The spine of this region is the Hải Vân Pass — a mountain ridge that cuts the country in two and, more importantly, cuts the weather in two. North of it, Huế sits in a bowl of heat and history: the Nguyễn dynasty built their imperial citadel here in the early 19th century, and what the French and American wars didn’t destroy, time and humidity are slowly reclaiming. The moats are still full. The throne hall still smells of lacquer and incense. The royal tombs scattered along the Perfume River are each a distinct architectural argument about mortality, scattered through pine forests a fifteen-minute motorcycle ride from the city center. I hired a xe ôm driver named Hùng for two days. He knew which tombs to skip and which bún bò Huế stall opened earliest. That soup — beef and lemongrass broth, thick round noodles, a floating cube of congealed pork blood that I eventually learned to eat without thinking about it — is the most misunderstood dish in Vietnam. It’s not phở’s southern cousin. It’s its own thing entirely, fiercer and more complex, and Huế is the only place to have it properly.
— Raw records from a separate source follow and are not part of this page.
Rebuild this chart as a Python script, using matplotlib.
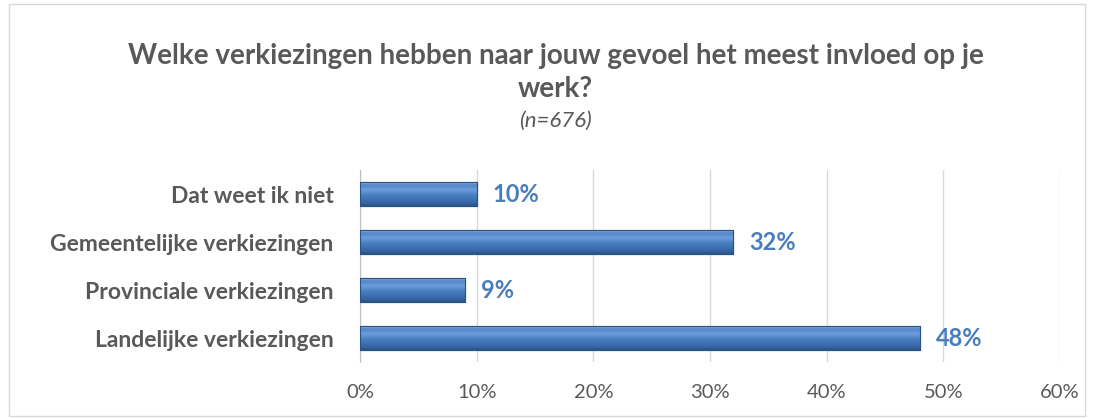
import matplotlib
matplotlib.use("Agg")
import matplotlib.pyplot as plt
import numpy as np
from matplotlib.patches import Rectangle
from matplotlib.colors import LinearSegmentedColormap

categories = ["Landelijke verkiezingen", "Provinciale verkiezingen",
              "Gemeentelijke verkiezingen", "Dat weet ik niet"]
values = [48, 9, 32, 10]
labels = ["48%", "9%", "32%", "10%"]
xticks = [0, 10, 20, 30, 40, 50, 60]
xticklabels = ["0%", "10%", "20%", "30%", "40%", "50%", "60%"]

plt.rcParams['font.family'] = ['Lato', 'DejaVu Sans']
grey = '#595959'
blue = '#4A7EBB'

fig = plt.figure(figsize=(10.94, 4.18), dpi=100)
fig.patches.append(Rectangle((0.008, 0.005), 0.984, 0.985, transform=fig.transFigure,
                             fill=False, edgecolor='#D9D9D9', linewidth=1))
ax = fig.add_axes([0.329, 0.134, 0.640, 0.459])

y = list(range(len(categories)))
h = 0.5
bars = ax.barh(y, values, height=h, color='#4A7EC0', edgecolor='#2A5286',
               linewidth=0.8, zorder=3)

cmap = LinearSegmentedColormap.from_list(
    'bevel', [(0.0, '#2A5488'), (0.12, '#3565A3'), (0.45, '#4A7EC0'),
              (0.68, '#6D9DDA'), (0.88, '#5286C8'), (1.0, '#8CB3E3')])
grad = np.linspace(0, 1, 64).reshape(-1, 1)
for b in bars:
    x0, y0 = b.get_x(), b.get_y()
    im = ax.imshow(grad, cmap=cmap, origin='lower', aspect='auto',
                   extent=(x0, x0 + b.get_width(), y0, y0 + b.get_height()),
                   zorder=3.5, interpolation='bilinear')
    im.set_clip_path(b)
    ax.add_patch(Rectangle((x0, y0), b.get_width(), b.get_height(), fill=False,
                           edgecolor='#2A5286', linewidth=0.8, zorder=4))

for yi, v, lab in zip(y, values, labels):
    ax.text(v + 1.35, yi, lab, va='center', ha='left', fontsize=17,
            fontweight='bold', color=blue)

ax.set_xlim(0, 60)
ax.set_ylim(-0.5, 3.5)
ax.set_xticks(xticks)
ax.set_xticklabels(xticklabels, fontsize=14.5, color=grey)
ax.set_yticks(y)
ax.set_yticklabels(categories, fontsize=16.5, fontweight='bold', color=grey)
ax.tick_params(axis='both', length=0)
ax.tick_params(axis='x', pad=16)
ax.tick_params(axis='y', pad=19)
ax.grid(axis='x', color='#D9D9D9', linewidth=1, zorder=0)
for s in ['top', 'right', 'bottom']:
    ax.spines[s].set_visible(False)
ax.spines['left'].set_color('#BFBFBF')

fig.text(0.508, 0.865, "Welke verkiezingen hebben naar jouw gevoel het meest invloed op je",
         ha='center', va='center', fontsize=20, fontweight='bold', color=grey)
fig.text(0.508, 0.787, "werk?", ha='center', va='center', fontsize=20,
         fontweight='bold', color=grey)
fig.text(0.508, 0.71, "(n=676)", ha='center', va='center', fontsize=16,
         fontstyle='italic', color=grey)

fig.savefig("out.png", dpi=100)
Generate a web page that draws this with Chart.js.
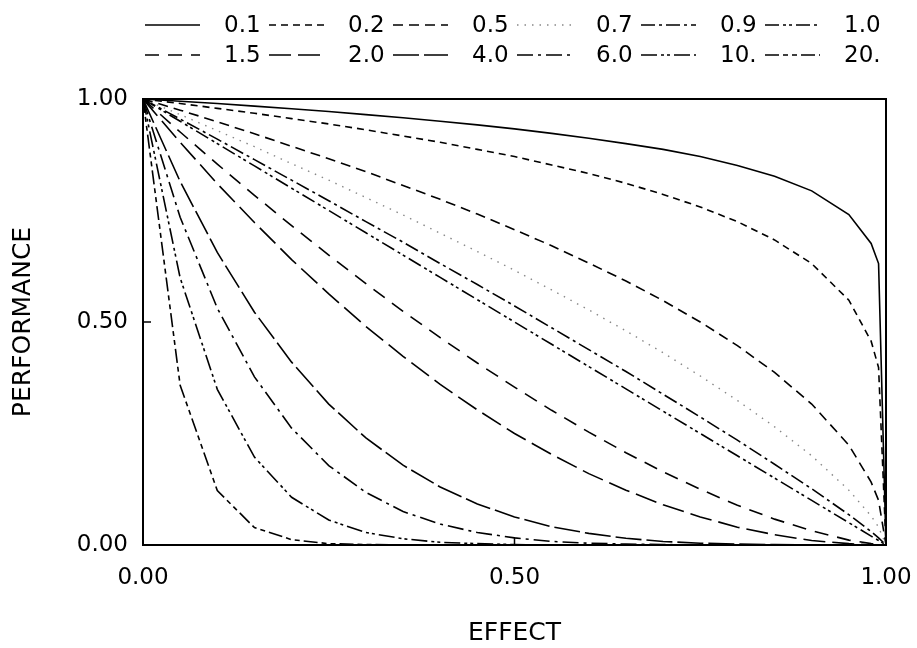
<!DOCTYPE html>
<html>
<head>
<meta charset="utf-8">
<script src="https://cdn.jsdelivr.net/npm/chart.js@4.4.1/dist/chart.umd.min.js"></script>
<style>
html,body{margin:0;padding:0;background:#fff;}
#wrap{width:917px;height:648px;}
</style>
</head>
<body>
<div id="wrap"><canvas id="c" width="917" height="648"></canvas></div>
<script>
// ---- data ----
const effect = [0, 0.05, 0.1, 0.15, 0.2, 0.25, 0.3, 0.35, 0.4, 0.45, 0.5, 0.55, 0.6, 0.65, 0.7, 0.75, 0.8, 0.85, 0.9, 0.95, 0.98, 0.99, 1.0];
const seriesLabels = ['0.1', '0.2', '0.5', '0.7', '0.9', '1.0', '1.5', '2.0', '4.0', '6.0', '10.', '20.'];
const perf01  = [1, .995, .990, .984, .978, .972, .965, .958, .950, .942, .933, .923, .912, .900, .887, .871, .851, .827, .794, .741, .676, .631, 0];
const perf02  = [1, .990, .979, .968, .956, .944, .931, .917, .903, .887, .871, .852, .833, .811, .786, .758, .725, .684, .631, .549, .457, .398, 0];
const perf05  = [1, .975, .949, .922, .894, .866, .837, .806, .775, .742, .707, .671, .632, .592, .548, .500, .447, .387, .316, .224, .141, .100, 0];
const perf07  = [1, .965, .929, .893, .855, .818, .779, .740, .699, .658, .616, .572, .527, .480, .431, .379, .324, .265, .200, .123, .065, .040, 0];
const perf09  = [1, .955, .910, .864, .818, .772, .725, .679, .631, .584, .536, .487, .438, .389, .338, .287, .235, .181, .126, .068, .030, .016, 0];
const perf10  = [1, .950, .900, .850, .800, .750, .700, .650, .600, .550, .500, .450, .400, .350, .300, .250, .200, .150, .100, .050, .020, .010, 0];
const perf15  = [1, .926, .854, .784, .716, .650, .586, .524, .465, .408, .354, .302, .253, .207, .164, .125, .089, .058, .032, .011, .003, .001, 0];
const perf20  = [1, .903, .810, .723, .640, .563, .490, .423, .360, .303, .250, .203, .160, .123, .090, .063, .040, .023, .010, .003, 0, 0, 0];
const perf40  = [1, .815, .656, .522, .410, .316, .240, .179, .130, .092, .063, .041, .026, .015, .008, .004, .002, .001, 0, 0, 0, 0, 0];
const perf60  = [1, .735, .531, .377, .262, .178, .118, .075, .047, .028, .016, .008, .004, .002, .001, 0, 0, 0, 0, 0, 0, 0, 0];
const perf100 = [1, .599, .349, .197, .107, .056, .028, .014, .006, .003, .001, 0, 0, 0, 0, 0, 0, 0, 0, 0, 0, 0, 0];
const perf200 = [1, .358, .122, .039, .012, .003, .001, 0, 0, 0, 0, 0, 0, 0, 0, 0, 0, 0, 0, 0, 0, 0, 0];
const yTicks = [0, 0.5, 1];
const xTicks = [0, 0.5, 1];

const allSeries = [perf01, perf02, perf05, perf07, perf09, perf10, perf15, perf20, perf40, perf60, perf100, perf200];

// ---- styles ----
const dashes = [
  [],
  [7, 5],
  [10, 6],
  [1.5, 6],
  [14, 4, 3, 4],
  [14, 4, 3, 3, 3, 4],
  [14, 9],
  [22, 7],
  [26, 5],
  [16, 5, 3, 5],
  [16, 4, 3, 3, 3, 4],
  [14, 4, 5, 4, 5, 4]
];
const colors = ['#000','#000','#000','#888','#000','#000','#000','#000','#000','#000','#000','#000'];

const datasets = allSeries.map((s, i) => ({
  label: seriesLabels[i],
  data: effect.map((x, j) => ({x: x, y: s[j]})),
  borderColor: colors[i],
  borderWidth: i === 3 ? 1.4 : 1.6,
  borderDash: dashes[i],
  pointRadius: 0,
  tension: 0,
  fill: false
}));

const FONT = '"DejaVu Sans", "Liberation Sans", sans-serif';

const framePlugin = {
  id: 'frame',
  afterDraw(chart) {
    const {ctx, chartArea: a, scales} = chart;
    ctx.save();
    ctx.strokeStyle = '#000';
    ctx.lineWidth = 2;
    ctx.setLineDash([]);
    ctx.strokeRect(a.left, a.top, a.right - a.left, a.bottom - a.top);
    ctx.lineWidth = 1.5;
    xTicks.forEach(v => {
      const px = scales.x.getPixelForValue(v);
      ctx.beginPath(); ctx.moveTo(px, a.bottom); ctx.lineTo(px, a.bottom - 8); ctx.stroke();
    });
    yTicks.forEach(v => {
      const py = scales.y.getPixelForValue(v);
      ctx.beginPath(); ctx.moveTo(a.left, py); ctx.lineTo(a.left + 8, py); ctx.stroke();
    });
    ctx.font = '23px ' + FONT;
    ctx.textBaseline = 'middle';
    ctx.textAlign = 'left';
    ctx.fillStyle = '#000';
    chart.data.datasets.forEach((ds, i) => {
      const row = Math.floor(i / 6), col = i % 6;
      const x0 = 145 + col * 124, y = 25 + row * 30;
      ctx.strokeStyle = ds.borderColor;
      ctx.lineWidth = ds.borderWidth;
      ctx.setLineDash(ds.borderDash || []);
      ctx.beginPath(); ctx.moveTo(x0, y); ctx.lineTo(x0 + 55, y); ctx.stroke();
      ctx.setLineDash([]);
      ctx.fillText(ds.label, x0 + 79, y + 1);
    });
    ctx.restore();
  }
};

new Chart(document.getElementById('c'), {
  type: 'line',
  data: {datasets: datasets},
  plugins: [framePlugin],
  options: {
    responsive: false,
    animation: false,
    devicePixelRatio: 1,
    layout: {padding: {top: 99, right: 31, bottom: 0, left: 0}},
    plugins: {legend: {display: false}, tooltip: {enabled: false}},
    scales: {
      x: {
        type: 'linear', min: 0, max: 1,
        grid: {display: false, drawTicks: false},
        border: {display: false},
        afterBuildTicks: s => { s.ticks = xTicks.map(v => ({value: v})); },
        afterFit: s => { s.height = 103; s.paddingLeft = 0; s.paddingRight = 0; },
        ticks: {
          font: {family: FONT, size: 23}, color: '#000', padding: 19,
          maxRotation: 0,
          callback: v => Number(v).toFixed(2)
        },
        title: {display: true, text: 'EFFECT', color: '#000', font: {family: FONT, size: 25}, padding: {top: 0, bottom: 0}}
      },
      y: {
        type: 'linear', min: 0, max: 1,
        grid: {display: false, drawTicks: false},
        border: {display: false},
        afterBuildTicks: s => { s.ticks = yTicks.map(v => ({value: v})); },
        afterFit: s => { s.width = 143; s.paddingTop = 0; s.paddingBottom = 0; },
        ticks: {
          font: {family: FONT, size: 23}, color: '#000', padding: 15,
          callback: v => Number(v).toFixed(2)
        },
        title: {display: true, text: 'PERFORMANCE', color: '#000', font: {family: FONT, size: 25}, padding: {top: 8, bottom: 0}}
      }
    }
  }
});
</script>
</body>
</html>
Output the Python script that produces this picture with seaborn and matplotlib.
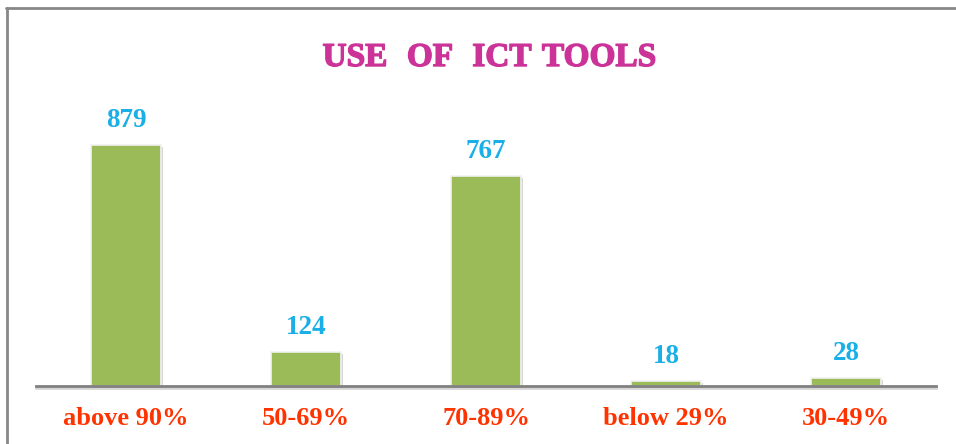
import matplotlib
matplotlib.use("Agg")
import matplotlib.pyplot as plt
import matplotlib.patheffects as pe
from matplotlib.lines import Line2D
import seaborn as sns
import pandas as pd

categories = ["above 90%", "50-69%", "70-89%", "below 29%", "30-49%"]
counts = [879, 124, 767, 18, 28]

title_words = ["USE", "OF", "ICT", "TOOLS"]
bar_color = "#9BBB59"
title_color = "#CC3399"
value_color = "#1AAFE6"
tick_color = "#FF3300"

sns.set_theme(style="white")
plt.rcParams["font.family"] = ["Liberation Serif", "DejaVu Serif"]

W, H = 956, 444
fig = plt.figure(figsize=(W / 100, H / 100), dpi=100)
ax = fig.add_axes([36 / W, 58 / H, 900 / W, 300 / H])

df = pd.DataFrame({"range": categories, "count": counts})
sns.barplot(data=df, x="range", y="count", color=bar_color, saturation=1,
            width=0.39, ax=ax, edgecolor="#F2F2F2", linewidth=1.2)

shadow = [pe.SimplePatchShadow(offset=(1.5, -1.5), shadow_rgbFace="#888888", alpha=0.35),
          pe.Normal()]
for patch in ax.patches:
    patch.set_path_effects(shadow)

ax.set_xlim(-0.5, 4.5)
ax.set_ylim(0, 879 * 300 / 241)

for i, v in enumerate(counts):
    ax.annotate(str(v), xy=(i, v), xytext=(0, 13), textcoords="offset points",
                ha="center", va="baseline", fontsize=19.5, fontweight="bold",
                color=value_color)

for side in ["top", "right", "left"]:
    ax.spines[side].set_visible(False)
ax.spines["bottom"].set_color("#808080")
ax.spines["bottom"].set_linewidth(2)
ax.spines["bottom"].set_path_effects([
    pe.SimpleLineShadow(offset=(0, -1.5), shadow_color="#999999", alpha=0.4),
    pe.Normal()])

ax.set_yticks([])
ax.set_xlabel("")
ax.set_ylabel("")
ax.tick_params(axis="x", length=0, pad=15)
for lbl in ax.get_xticklabels():
    lbl.set_fontsize(19)
    lbl.set_fontweight("bold")
    lbl.set_color(tick_color)

# title, word by word with wide gaps between words
word_centers = [355, 430, 502, 599]
for word, cx in zip(title_words, word_centers):
    fig.text(cx / W, 1 - 57.5 / H, word, ha="center", va="center",
             fontsize=24, fontweight="bold", color=title_color,
             path_effects=[pe.withStroke(linewidth=1.0, foreground=title_color)])

# chart frame on the left and top
fig.add_artist(Line2D([7 / W, 7 / W], [0, 1 - 8 / H], transform=fig.transFigure,
                      color="#888888", linewidth=2))
fig.add_artist(Line2D([6 / W, 1], [1 - 8 / H, 1 - 8 / H], transform=fig.transFigure,
                      color="#888888", linewidth=2))

fig.savefig("out.png", dpi=100)
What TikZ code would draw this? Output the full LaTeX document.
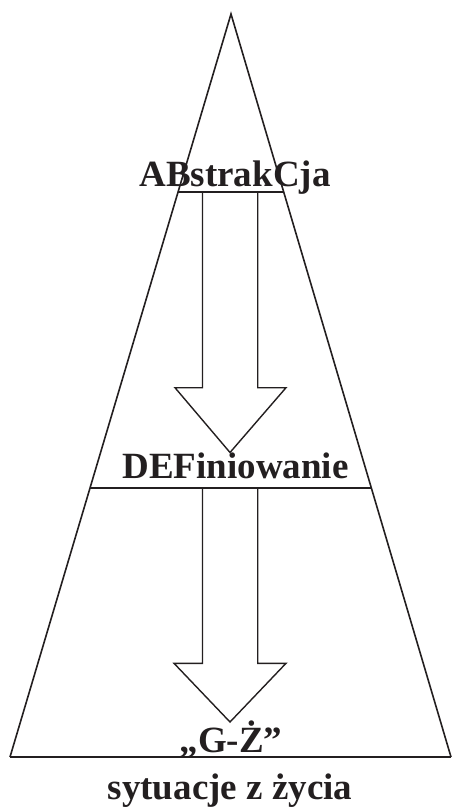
\documentclass[tikz,border=0pt]{standalone}
\usepackage{fontspec}
\setmainfont{Liberation Serif}
\usetikzlibrary{calc}
\definecolor{ink}{RGB}{35,31,32}
\begin{document}
\begin{tikzpicture}[x=1pt,y=-1pt,
  side/.style={draw=ink,line width=1.6pt,line join=miter},
  level/.style={draw=ink,line width=2pt},
  blockarrow/.style={draw=ink,line width=1.4pt,line join=miter},
  lbl/.style={text=ink,font=\fontsize{37}{37}\selectfont\bfseries,anchor=base,inner sep=0pt}]
\useasboundingbox (0,0) rectangle (452,808);
% triangle
\coordinate (apex) at (231,14);
\coordinate (bl) at (10,757);
\coordinate (br) at (451,757);
\coordinate (l1) at ($(apex)!0.2392!(bl)$);
\coordinate (r1) at ($(apex)!0.2392!(br)$);
\coordinate (l2) at ($(apex)!0.6373!(bl)$);
\coordinate (r2) at ($(apex)!0.6373!(br)$);
% labels
\node[lbl] (abs) at (235,186) {ABstrakCja};
\node[lbl] (def) at (235.5,478.5) {DEFiniowanie};
\node[lbl] (gz) at (231,752) {„G-Ż”};
\node[lbl] (syt) at (230,799) {sytuacje z życia};
% sides and levels
\draw[side] (bl) -- (apex) -- (br);
\draw[level] (l1) -- (r1);
\draw[level] (l2) -- (r2);
\draw[level] (bl) -- (br);
% block arrows
\draw[blockarrow] (202.5,191.7) -- (202.5,387.7) -- (175,387.7) -- (230,452.5)
  -- (286,387.7) -- (257.7,387.7) -- (257.7,191.7);
\draw[blockarrow] (202.5,487.5) -- (202.5,663.3) -- (174,663.3) -- (230,722)
  -- (286,663.3) -- (257.7,663.3) -- (257.7,487.5);
\end{tikzpicture}
\end{document}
South of the pass, the coast flattens and the towns slow down. Hội An’s historic district is now a UNESCO site and it shows — the ticket system, the crowds in peak season, the shops selling the same silk lanterns in every doorway. But arrive early or stay late and the place reasserts itself. The Japanese Covered Bridge at six AM with mist off the Thu Bồn River. The tailors working midnight hours before Tết. The cycling paths through rice paddies ten minutes from the old town where nothing looks like a postcard.

When to go: February through May is the window. The rains that hammer central Vietnam from October through January have passed, the summer heat hasn’t settled yet, and the light on the Thu Bồn River in March is something specific and rare. Avoid October and November entirely — this stretch of coast floods badly and the romance of lanterns in the rain wears off fast.

What most guides get wrong: They treat Hội An as the destination and Huế as the day trip, when it should be the other way around. Huế rewards three days minimum. The tombs, the citadel, the street food, the villages along the Perfume River — it’s a city that takes time to read. Hội An is easier and more photogenic, which is exactly why it gets all the attention and why it shouldn’t get all your time.